The Technology Select Sector SPDR Fund posted its worst 10-day stretch of underperformance against the S&P 500 since 2002. The slide follows profit-taking in semiconductors and fresh scrutiny of AI spending, signalling a shift away from the tech leadership that drove much of the past two years of equity gains.
Technology stocks just broke a two-year pattern. The Technology Select Sector SPDR Fund (XLK) posted its largest 10-day stretch of underperformance versus the S&P 500 since 2002, a benchmark it had helped push higher through much of the past two years.
Why tech is lagging
Investors are rotating capital toward previously lagging areas of the market while reassessing lofty valuations across several mega-cap technology names, according to Seeking Alpha. Profit-taking in semiconductor stocks and heightened scrutiny of artificial intelligence spending trends have added to the pressure on sentiment.

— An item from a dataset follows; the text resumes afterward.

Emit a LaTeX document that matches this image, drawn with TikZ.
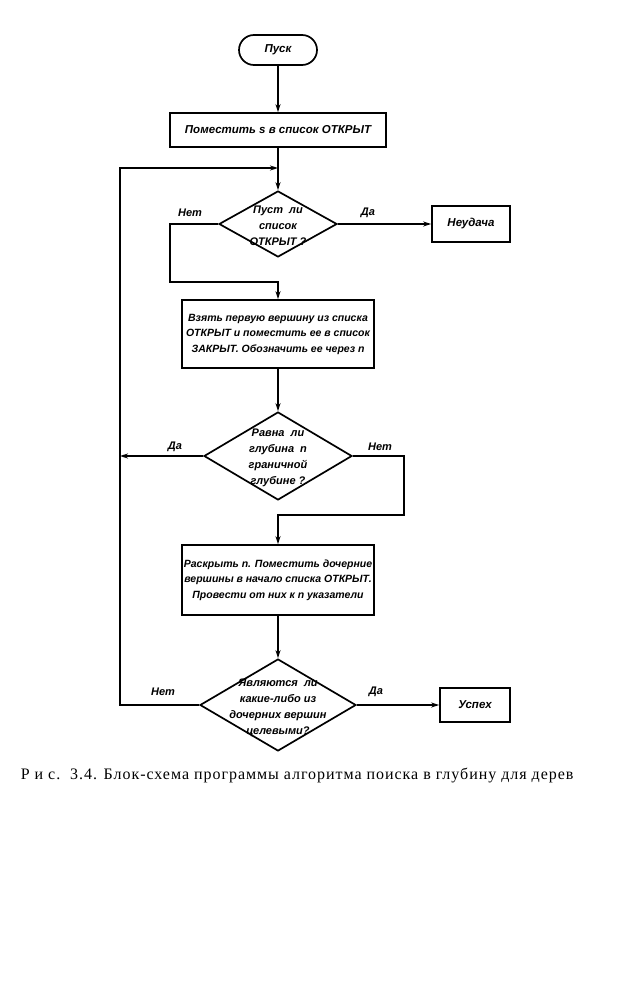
\documentclass[tikz,border=0pt]{standalone}
\usepackage{fontspec}
\setmainfont{Liberation Serif}
\newfontfamily\dfont{Liberation Sans}
\usetikzlibrary{shapes.geometric,arrows.meta}
\begin{document}
\begin{tikzpicture}[x=1pt,y=-1pt, line width=1.7pt,
  txt/.style={font=\dfont\bfseries\itshape\fontsize{10.5}{15.5}\selectfont, align=center, inner sep=0pt},
  dtxt/.style={font=\dfont\bfseries\itshape\fontsize{11}{16}\selectfont, align=center, inner sep=0pt},
  btxt/.style={font=\dfont\bfseries\itshape\fontsize{11.5}{14}\selectfont},
  box/.style={draw, rectangle, inner sep=0pt, txt},
  dia/.style={draw, diamond, inner sep=0pt},
  arr/.style={-{Stealth[length=8pt,width=5pt]}},
  lab/.style={dtxt}]
\useasboundingbox[fill=white] (0,0) rectangle (628,1000);

\node[box, btxt, rounded corners=15pt, minimum width=78pt, minimum height=30pt] (start) at (278,50) {Пуск};
\node[box, btxt, minimum width=216pt, minimum height=34pt] (box1) at (278,130) {Поместить s в список ОТКРЫТ};
\node[dia, minimum width=118pt, minimum height=66pt] (d1) at (278,224) {};
\node[dtxt] (d1t) at (278,226) {Пуст\ \ ли\\список\\ОТКРЫТ ?};
\node[box, btxt, minimum width=78pt, minimum height=36pt] (fail) at (471,224) {Неудача};
\node[box, minimum width=192pt, minimum height=68pt] (box2) at (278,334) {Взять первую вершину из списка\\ОТКРЫТ и поместить ее в список\\ЗАКРЫТ. Обозначить ее через n};
\node[dia, minimum width=148pt, minimum height=88pt] (d2) at (278,456) {};
\node[dtxt] (d2t) at (278,458) {Равна\ \ ли\\глубина\ \ n\\граничной\\глубине ?};
\node[box, minimum width=192pt, minimum height=70pt] (box3) at (278,580) {Раскрыть n. Поместить дочерние\\вершины в начало списка ОТКРЫТ.\\Провести от них к n указатели};
\node[dia, minimum width=156pt, minimum height=92pt] (d3) at (278,705) {};
\node[dtxt] (d3t) at (278,708) {Являются\ \ ли\\какие-либо из\\дочерних вершин\\целевыми?};
\node[box, btxt, minimum width=70pt, minimum height=34pt] (succ) at (475,705) {Успех};

\coordinate (j1) at (278,168);
\coordinate (lt) at (120,168);
\coordinate (c1) at (170,282);
\coordinate (c2) at (404,515);

\draw[arr] (start) -- (box1);
\draw[arr] (box1) -- (d1);
\draw[arr] (d1.west) -| (c1) -- (c1 -| box2.north) -- (box2.north);
\draw[arr] (d1.east) -- (fail.west);
\draw[arr] (box2) -- (d2);
\draw[arr] (d2.west) -- (d2.west -| lt);
\draw[arr] (d2.east) -| (c2) -- (c2 -| box3.north) -- (box3.north);
\draw[arr] (box3) -- (d3);
\draw[arr] (d3.east) -- (succ.west);
\draw[arr] (d3.west) -| (lt) -- (j1);

\node[lab] (l1) at (190,213) {Нет};
\node[lab] (l2) at (368,213) {Да};
\node[lab] (l3) at (175,447) {Да};
\node[lab] (l4) at (380,447) {Нет};
\node[lab] (l5) at (163,692) {Нет};
\node[lab] (l6) at (376,692) {Да};

\node[font=\addfontfeature{LetterSpace=6}\fontsize{16}{18}\selectfont, anchor=west, inner sep=0pt] (cap) at (20,775) {Р и с.\ \ 3.4. Блок-схема программы алгоритма поиска в глубину для дерев};
\end{tikzpicture}
\end{document}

The divergence marks a notable shift in market leadership. XLK still remains heavily concentrated in some of the world’s largest technology companies, with semiconductor firms making up a significant portion of assets under management.
Where the weight sits
Nvidia leads the fund at 14.65% of assets, ahead of Apple at 12.85% and Microsoft at 8.38%. Chipmakers fill much of the rest, with Micron at 5.42%, Broadcom at 5.41% and Advanced Micro Devices at 5.28%.
The one-month numbers show how uneven the group has been. Intel dropped 16.6% and Micron fell 7.1%, while Apple gained 6.8% and Lam Research rose 9.9%. Nvidia added just 1.6% over the same stretch, despite its position as the fund’s largest holding.